=== Task brief ===
Without the pictures, copy the entries below word for word.
======== Provided data ========
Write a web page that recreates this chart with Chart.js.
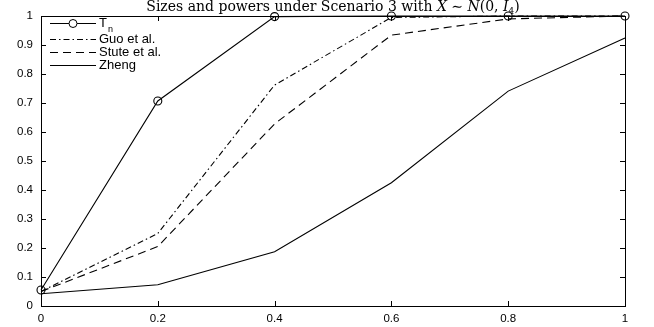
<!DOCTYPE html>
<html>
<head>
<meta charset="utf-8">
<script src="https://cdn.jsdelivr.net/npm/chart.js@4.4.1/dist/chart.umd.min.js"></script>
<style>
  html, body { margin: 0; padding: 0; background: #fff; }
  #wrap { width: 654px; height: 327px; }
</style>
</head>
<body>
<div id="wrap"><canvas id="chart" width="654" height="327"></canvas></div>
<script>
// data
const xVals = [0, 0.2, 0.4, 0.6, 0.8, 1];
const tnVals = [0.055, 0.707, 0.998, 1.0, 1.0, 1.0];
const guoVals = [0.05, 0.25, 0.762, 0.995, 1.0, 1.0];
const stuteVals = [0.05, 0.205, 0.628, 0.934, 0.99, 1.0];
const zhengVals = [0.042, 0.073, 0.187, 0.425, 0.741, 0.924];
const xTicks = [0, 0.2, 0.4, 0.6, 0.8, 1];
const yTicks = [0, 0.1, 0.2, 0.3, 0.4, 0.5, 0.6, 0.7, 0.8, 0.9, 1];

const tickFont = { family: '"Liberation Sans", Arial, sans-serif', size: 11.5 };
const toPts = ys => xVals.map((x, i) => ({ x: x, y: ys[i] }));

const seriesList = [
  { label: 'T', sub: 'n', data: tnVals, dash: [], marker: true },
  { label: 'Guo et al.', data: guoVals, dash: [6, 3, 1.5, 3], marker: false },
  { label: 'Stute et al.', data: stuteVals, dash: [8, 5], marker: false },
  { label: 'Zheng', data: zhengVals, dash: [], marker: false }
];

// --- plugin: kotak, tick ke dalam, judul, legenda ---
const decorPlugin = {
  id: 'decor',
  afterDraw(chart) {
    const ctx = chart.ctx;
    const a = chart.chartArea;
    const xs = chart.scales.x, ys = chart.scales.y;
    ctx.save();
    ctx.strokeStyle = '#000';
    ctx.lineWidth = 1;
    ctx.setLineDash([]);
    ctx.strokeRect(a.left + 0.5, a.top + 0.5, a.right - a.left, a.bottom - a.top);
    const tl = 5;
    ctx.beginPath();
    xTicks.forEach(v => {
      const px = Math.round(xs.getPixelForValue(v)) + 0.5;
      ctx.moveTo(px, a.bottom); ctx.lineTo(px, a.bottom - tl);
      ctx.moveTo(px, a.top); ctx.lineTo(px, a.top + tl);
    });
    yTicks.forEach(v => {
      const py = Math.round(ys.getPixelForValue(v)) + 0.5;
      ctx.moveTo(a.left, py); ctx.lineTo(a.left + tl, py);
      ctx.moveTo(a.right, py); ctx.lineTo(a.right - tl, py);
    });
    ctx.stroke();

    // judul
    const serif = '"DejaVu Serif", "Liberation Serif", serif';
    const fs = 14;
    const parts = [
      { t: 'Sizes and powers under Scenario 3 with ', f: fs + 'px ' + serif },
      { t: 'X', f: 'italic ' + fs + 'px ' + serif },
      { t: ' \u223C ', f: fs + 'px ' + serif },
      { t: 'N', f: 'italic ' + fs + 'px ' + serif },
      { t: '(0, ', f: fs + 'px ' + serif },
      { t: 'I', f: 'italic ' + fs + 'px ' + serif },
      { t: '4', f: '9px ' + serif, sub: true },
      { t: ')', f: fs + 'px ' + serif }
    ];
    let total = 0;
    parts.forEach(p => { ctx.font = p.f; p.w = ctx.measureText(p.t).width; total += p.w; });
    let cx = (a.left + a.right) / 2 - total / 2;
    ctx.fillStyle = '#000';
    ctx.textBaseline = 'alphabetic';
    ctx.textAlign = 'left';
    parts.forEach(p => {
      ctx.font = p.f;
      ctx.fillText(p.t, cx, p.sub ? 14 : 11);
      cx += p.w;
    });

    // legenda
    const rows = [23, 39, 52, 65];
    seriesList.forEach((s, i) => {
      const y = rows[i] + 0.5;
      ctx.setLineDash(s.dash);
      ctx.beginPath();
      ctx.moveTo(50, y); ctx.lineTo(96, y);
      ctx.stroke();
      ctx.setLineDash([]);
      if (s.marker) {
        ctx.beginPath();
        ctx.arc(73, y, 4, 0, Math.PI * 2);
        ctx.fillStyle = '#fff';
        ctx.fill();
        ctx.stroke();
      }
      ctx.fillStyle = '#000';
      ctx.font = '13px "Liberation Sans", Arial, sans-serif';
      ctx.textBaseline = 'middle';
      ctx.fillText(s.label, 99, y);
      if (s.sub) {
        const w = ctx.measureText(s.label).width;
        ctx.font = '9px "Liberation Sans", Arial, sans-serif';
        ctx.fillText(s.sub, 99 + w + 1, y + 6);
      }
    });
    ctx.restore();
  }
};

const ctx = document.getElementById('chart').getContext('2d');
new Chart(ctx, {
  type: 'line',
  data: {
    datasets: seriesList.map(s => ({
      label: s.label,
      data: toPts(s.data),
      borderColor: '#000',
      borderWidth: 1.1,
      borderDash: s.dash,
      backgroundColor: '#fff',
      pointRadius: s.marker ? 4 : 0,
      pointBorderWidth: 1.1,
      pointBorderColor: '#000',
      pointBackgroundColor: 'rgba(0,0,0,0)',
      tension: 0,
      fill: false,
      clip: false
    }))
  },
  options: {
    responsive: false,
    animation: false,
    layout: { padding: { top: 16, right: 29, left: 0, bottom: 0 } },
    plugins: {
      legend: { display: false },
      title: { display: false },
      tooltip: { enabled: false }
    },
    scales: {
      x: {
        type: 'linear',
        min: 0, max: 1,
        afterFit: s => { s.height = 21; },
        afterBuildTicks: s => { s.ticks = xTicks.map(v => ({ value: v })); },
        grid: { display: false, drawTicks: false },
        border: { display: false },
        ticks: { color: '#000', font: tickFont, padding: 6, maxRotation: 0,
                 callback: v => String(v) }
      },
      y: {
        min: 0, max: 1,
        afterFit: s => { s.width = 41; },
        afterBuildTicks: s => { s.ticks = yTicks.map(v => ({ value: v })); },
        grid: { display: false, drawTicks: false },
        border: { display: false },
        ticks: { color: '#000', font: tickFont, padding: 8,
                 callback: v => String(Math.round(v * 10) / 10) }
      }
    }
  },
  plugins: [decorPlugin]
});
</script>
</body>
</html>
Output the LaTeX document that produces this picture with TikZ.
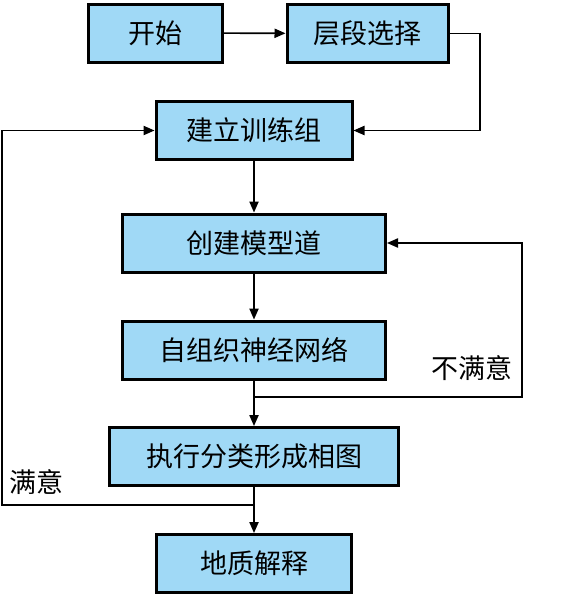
========
=== Expected answer ===
Write a web page that recreates this chart with Chart.js.
<!DOCTYPE html>
<html>
<head>
<meta charset="utf-8">
<script src="https://cdn.jsdelivr.net/npm/chart.js@4.4.1/dist/chart.umd.min.js"></script>
<style>
  html, body { margin: 0; padding: 0; background: #fff; }
  #wrap { width: 654px; height: 327px; }
</style>
</head>
<body>
<div id="wrap"><canvas id="chart" width="654" height="327"></canvas></div>
<script>
// data
const xVals = [0, 0.2, 0.4, 0.6, 0.8, 1];
const tnVals = [0.055, 0.707, 0.998, 1.0, 1.0, 1.0];
const guoVals = [0.05, 0.25, 0.762, 0.995, 1.0, 1.0];
const stuteVals = [0.05, 0.205, 0.628, 0.934, 0.99, 1.0];
const zhengVals = [0.042, 0.073, 0.187, 0.425, 0.741, 0.924];
const xTicks = [0, 0.2, 0.4, 0.6, 0.8, 1];
const yTicks = [0, 0.1, 0.2, 0.3, 0.4, 0.5, 0.6, 0.7, 0.8, 0.9, 1];

const tickFont = { family: '"Liberation Sans", Arial, sans-serif', size: 11.5 };
const toPts = ys => xVals.map((x, i) => ({ x: x, y: ys[i] }));

const seriesList = [
  { label: 'T', sub: 'n', data: tnVals, dash: [], marker: true },
  { label: 'Guo et al.', data: guoVals, dash: [6, 3, 1.5, 3], marker: false },
  { label: 'Stute et al.', data: stuteVals, dash: [8, 5], marker: false },
  { label: 'Zheng', data: zhengVals, dash: [], marker: false }
];

// --- plugin: kotak, tick ke dalam, judul, legenda ---
const decorPlugin = {
  id: 'decor',
  afterDraw(chart) {
    const ctx = chart.ctx;
    const a = chart.chartArea;
    const xs = chart.scales.x, ys = chart.scales.y;
    ctx.save();
    ctx.strokeStyle = '#000';
    ctx.lineWidth = 1;
    ctx.setLineDash([]);
    ctx.strokeRect(a.left + 0.5, a.top + 0.5, a.right - a.left, a.bottom - a.top);
    const tl = 5;
    ctx.beginPath();
    xTicks.forEach(v => {
      const px = Math.round(xs.getPixelForValue(v)) + 0.5;
      ctx.moveTo(px, a.bottom); ctx.lineTo(px, a.bottom - tl);
      ctx.moveTo(px, a.top); ctx.lineTo(px, a.top + tl);
    });
    yTicks.forEach(v => {
      const py = Math.round(ys.getPixelForValue(v)) + 0.5;
      ctx.moveTo(a.left, py); ctx.lineTo(a.left + tl, py);
      ctx.moveTo(a.right, py); ctx.lineTo(a.right - tl, py);
    });
    ctx.stroke();

    // judul
    const serif = '"DejaVu Serif", "Liberation Serif", serif';
    const fs = 14;
    const parts = [
      { t: 'Sizes and powers under Scenario 3 with ', f: fs + 'px ' + serif },
      { t: 'X', f: 'italic ' + fs + 'px ' + serif },
      { t: ' \u223C ', f: fs + 'px ' + serif },
      { t: 'N', f: 'italic ' + fs + 'px ' + serif },
      { t: '(0, ', f: fs + 'px ' + serif },
      { t: 'I', f: 'italic ' + fs + 'px ' + serif },
      { t: '4', f: '9px ' + serif, sub: true },
      { t: ')', f: fs + 'px ' + serif }
    ];
    let total = 0;
    parts.forEach(p => { ctx.font = p.f; p.w = ctx.measureText(p.t).width; total += p.w; });
    let cx = (a.left + a.right) / 2 - total / 2;
    ctx.fillStyle = '#000';
    ctx.textBaseline = 'alphabetic';
    ctx.textAlign = 'left';
    parts.forEach(p => {
      ctx.font = p.f;
      ctx.fillText(p.t, cx, p.sub ? 14 : 11);
      cx += p.w;
    });

    // legenda
    const rows = [23, 39, 52, 65];
    seriesList.forEach((s, i) => {
      const y = rows[i] + 0.5;
      ctx.setLineDash(s.dash);
      ctx.beginPath();
      ctx.moveTo(50, y); ctx.lineTo(96, y);
      ctx.stroke();
      ctx.setLineDash([]);
      if (s.marker) {
        ctx.beginPath();
        ctx.arc(73, y, 4, 0, Math.PI * 2);
        ctx.fillStyle = '#fff';
        ctx.fill();
        ctx.stroke();
      }
      ctx.fillStyle = '#000';
      ctx.font = '13px "Liberation Sans", Arial, sans-serif';
      ctx.textBaseline = 'middle';
      ctx.fillText(s.label, 99, y);
      if (s.sub) {
        const w = ctx.measureText(s.label).width;
        ctx.font = '9px "Liberation Sans", Arial, sans-serif';
        ctx.fillText(s.sub, 99 + w + 1, y + 6);
      }
    });
    ctx.restore();
  }
};

const ctx = document.getElementById('chart').getContext('2d');
new Chart(ctx, {
  type: 'line',
  data: {
    datasets: seriesList.map(s => ({
      label: s.label,
      data: toPts(s.data),
      borderColor: '#000',
      borderWidth: 1.1,
      borderDash: s.dash,
      backgroundColor: '#fff',
      pointRadius: s.marker ? 4 : 0,
      pointBorderWidth: 1.1,
      pointBorderColor: '#000',
      pointBackgroundColor: 'rgba(0,0,0,0)',
      tension: 0,
      fill: false,
      clip: false
    }))
  },
  options: {
    responsive: false,
    animation: false,
    layout: { padding: { top: 16, right: 29, left: 0, bottom: 0 } },
    plugins: {
      legend: { display: false },
      title: { display: false },
      tooltip: { enabled: false }
    },
    scales: {
      x: {
        type: 'linear',
        min: 0, max: 1,
        afterFit: s => { s.height = 21; },
        afterBuildTicks: s => { s.ticks = xTicks.map(v => ({ value: v })); },
        grid: { display: false, drawTicks: false },
        border: { display: false },
        ticks: { color: '#000', font: tickFont, padding: 6, maxRotation: 0,
                 callback: v => String(v) }
      },
      y: {
        min: 0, max: 1,
        afterFit: s => { s.width = 41; },
        afterBuildTicks: s => { s.ticks = yTicks.map(v => ({ value: v })); },
        grid: { display: false, drawTicks: false },
        border: { display: false },
        ticks: { color: '#000', font: tickFont, padding: 8,
                 callback: v => String(Math.round(v * 10) / 10) }
      }
    }
  },
  plugins: [decorPlugin]
});
</script>
</body>
</html>
Output the LaTeX document that produces this picture with TikZ.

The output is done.